In 2007 I decided to study to become an acupuncturist, something which had fascinated me for some years.


I first became interested in acupuncture after a relative decided to give it a try. She had been suffering with digestion problems for some time, and she got amazing relief from acupuncture. I needed to find out more about this ancient treatment and how it worked. That sent me off on a path that fundamentally changed my views on health and illness. I am a fervent believer in life-long learning so I set out to study this form of medicine. It was a great stroke of luck that, probably the best college for studying acupuncture in the UK (The College of Integrated Chinese Medicine), is only down the road in Reading. Some people on my course travelled long distances to get to college.


I wasn't long into the course when it became apparent that acupuncture is not only effective in pain relief from musculo-skeletal problems but also in controlling migraines, regulating menstrual cycles, assisting in fertility treatments, reducing side-effects of medication as well as increasing a sense of well-being.


Traditional Chinese Medicine does not have the dichotomy we have in the West between physical and psychological ill health. It is recognised in Chinese Medicine that a major (but not sole) cause of illness is our emotions.


Acupuncturists are trained to use subtle diagnostic techniques that have been developed and refined for centuries: the colour of a person's face, feeling their pulse and looking at their tongue. The focus is on the individual, not their illness, and all the symptoms are seen in relation to each other. Each patient is unique; two people with the same Western diagnosis may well receive different acupuncture treatments.


While I would acknowledge that acupuncture would not be the treatment of choice for an acute medical emergency, it can be used effectively alongside Western medicine in more long term conditions to improve quality of life and well-being. Acupuncture has now been recognised by NICE (National Institute for Health and Clinical Excellence) as effective as a first line treatment for persistent non-speciific lower back pain.


So now I work part of the week as a community mental health nurse with the NHS in Henley and the other part as a self-employed acupuncturist in Brightwell (where I have a treatment room in my home) and I also rent a room at Nettlebed GP surgery.


6. What’s a typical day (if there is such a thing)?


It depends on whether I have my nursing or acupuncture hat on but both involve working with people and trying to make a difference for them from that encounter.


7.Do people in the village see you differently from people in other parts of your life?

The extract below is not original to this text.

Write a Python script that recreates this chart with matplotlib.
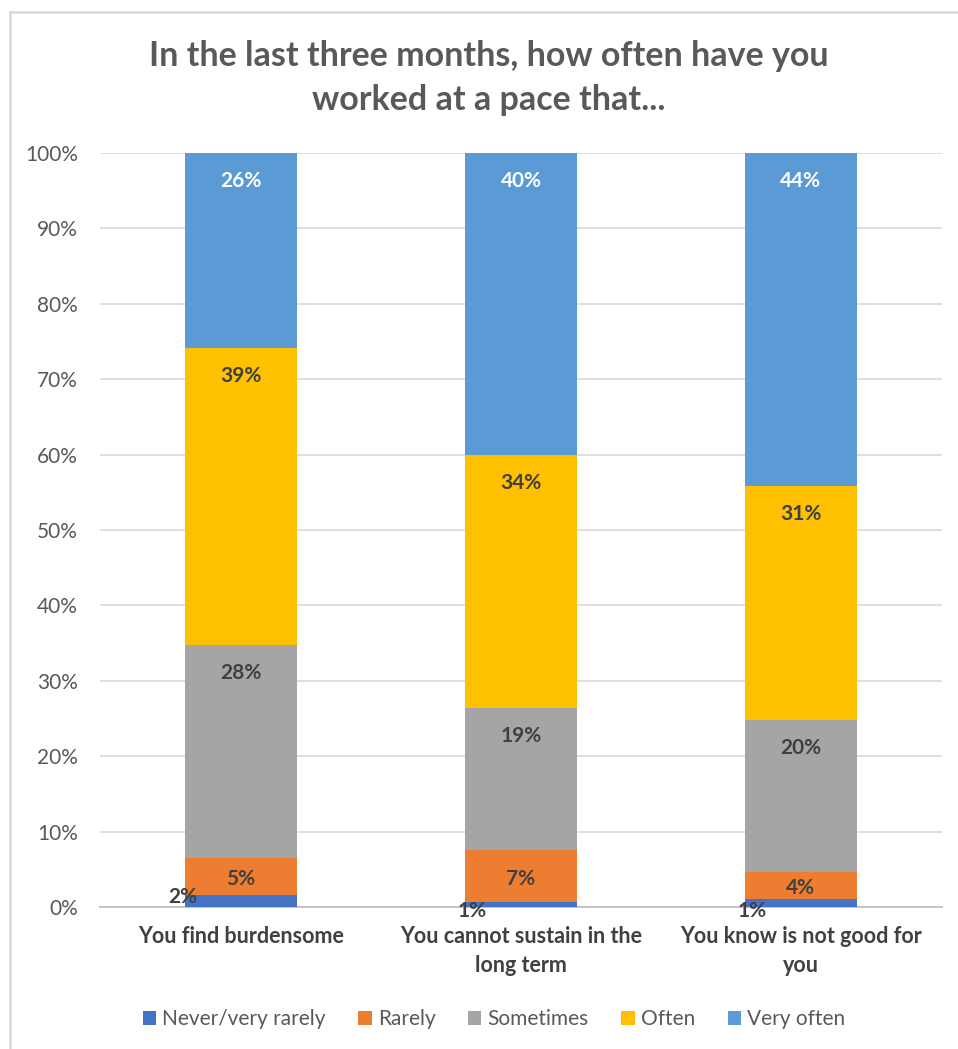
import matplotlib
matplotlib.use("Agg")
import matplotlib.pyplot as plt
import numpy as np
from matplotlib.lines import Line2D

plt.rcParams['font.family'] = ['Lato', 'DejaVu Sans']

title = "In the last three months, how often have you\nworked at a pace that..."
categories = ["You find burdensome", "You cannot sustain in the\nlong term", "You know is not good for\nyou"]
series_names = ["Never/very rarely", "Rarely", "Sometimes", "Often", "Very often"]
never = [1.6, 0.6, 1.1]
rarely = [4.9, 7.0, 3.6]
sometimes = [28.2, 18.8, 20.1]
often = [39.4, 33.6, 31.0]
very_often = [25.9, 40.0, 44.2]
colors = ["#4472C4", "#ED7D31", "#A5A5A5", "#FFC000", "#5B9BD5"]
yticks = [0, 10, 20, 30, 40, 50, 60, 70, 80, 90, 100]

W, H = 958, 1049
fig = plt.figure(figsize=(W/100, H/100), dpi=100)
fig.patch.set_facecolor("white")
# chart border (top and left visible)
fig.lines.append(Line2D([10/W, 1], [1 - 12/H, 1 - 12/H], transform=fig.transFigure,
                        color="#D6D6D6", linewidth=1.8))
fig.lines.append(Line2D([10/W, 10/W], [1 - 12/H, 0], transform=fig.transFigure,
                        color="#D6D6D6", linewidth=1.8))

ax = fig.add_axes([100/W, 1 - 907/H, 842/W, 754/H])
x = np.arange(len(categories))
data = [never, rarely, sometimes, often, very_often]
bottom = np.zeros(len(categories))
stacks = []
for vals, col, name in zip(data, colors, series_names):
    ax.bar(x, vals, 0.4, bottom=bottom, color=col, label=name, zorder=3)
    stacks.append((np.array(vals), bottom.copy()))
    bottom = bottom + np.array(vals)

ax.set_xlim(-0.504, 2.504)
ax.set_ylim(0, 100)
ax.set_yticks(yticks)
ax.set_yticklabels([f"{t}%" for t in yticks], fontsize=15, color="#595959")
ax.yaxis.grid(True, color="#D9D9D9", linewidth=1.2, zorder=0)
ax.set_axisbelow(True)
for s in ["left", "right", "top"]:
    ax.spines[s].set_visible(False)
ax.spines["bottom"].set_color("#BFBFBF")
ax.spines["bottom"].set_linewidth(1.3)
ax.tick_params(axis="both", length=0)
ax.tick_params(axis="y", pad=16)
ax.set_xticks(x)
ax.set_xticklabels(categories, fontsize=15.5, fontweight="bold", color="#404040", linespacing=1.45)
ax.tick_params(axis="x", pad=14)

py = 100 / 754   # data units per pixel vertically
pxu = 1 / 280    # data units per pixel horizontally
never_offsets = [(-2, 10), (7, -4), (7, -4)]
for si, (vals, bot) in enumerate(stacks):
    for i in range(len(categories)):
        v = float(vals[i])
        b = float(bot[i])
        lab = f"{v:.0f}%"
        if si == 0:
            ox, oy = never_offsets[i]
            ax.text(x[i] - 0.2 + ox * pxu, oy * py, lab, ha="center", va="center",
                    fontsize=15, fontweight="bold", color="#404040", zorder=5)
            continue
        top = b + v
        if v / py > 56:
            y = top - 28 * py
        else:
            y = b + v / 2 - 3 * py
        col = "white" if si == 4 else "#404040"
        ax.text(x[i], y, lab, ha="center", va="center", fontsize=15,
                fontweight="bold", color=col, zorder=5)

fig.text(489/W, 1 - 78/H, title, ha="center", va="center", fontsize=24.5,
         fontweight="bold", color="#595959", linespacing=1.5)

fig.legend(loc="center", bbox_to_anchor=(494/W, 1 - 1019/H), ncol=5, frameon=False,
           fontsize=15, handlelength=0.65, handleheight=0.65, handletextpad=0.3,
           columnspacing=1.55, labelcolor="#595959")

fig.savefig("out.png", dpi=100, facecolor="white")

Its very difficult to know how people see you and that's probably a good thing.


8.Where would you like to be in 10 years time?


I would like to build up my acupuncture practice. My ambition would be to set up a multi-bed acupuncture clinic where people could drop-in for their treatment and pay on a sliding scale according to what they felt they could afford. This is a growing movement in the UK and it is based on clinics in China (see for more information)


Doing a post-graduate course in Chinese Herbal Medicine to augment my acupuncture treatments is also something I would love to do as is a study trip to China to work in a Traditional Chinese Medicine hospital.


9.If you were Prime Minister tomorrow, what one thing would you change?


Probably the voting age. I would want young people to feel more involved and not disenfranchised so I would reduce the legal age for voting to 16. Young people get a lot of bad press but they can be so full of exuberance and fresh ideas and this needs to be acknowledged.


10.Describe the best and the worst moments in your life so far.


Leaving out births and deaths, the worst moments have to be those leading up to my acupuncture points exams – the most difficult and challenging undertakings I have put myself through. The best moments have to be the sheer relief, exhilaration and excitement at passing those exams.


A more complete listing of conditions helped by acupuncture can be found on the British Acupuncture Council website where there are fact-sheets outlining the current research.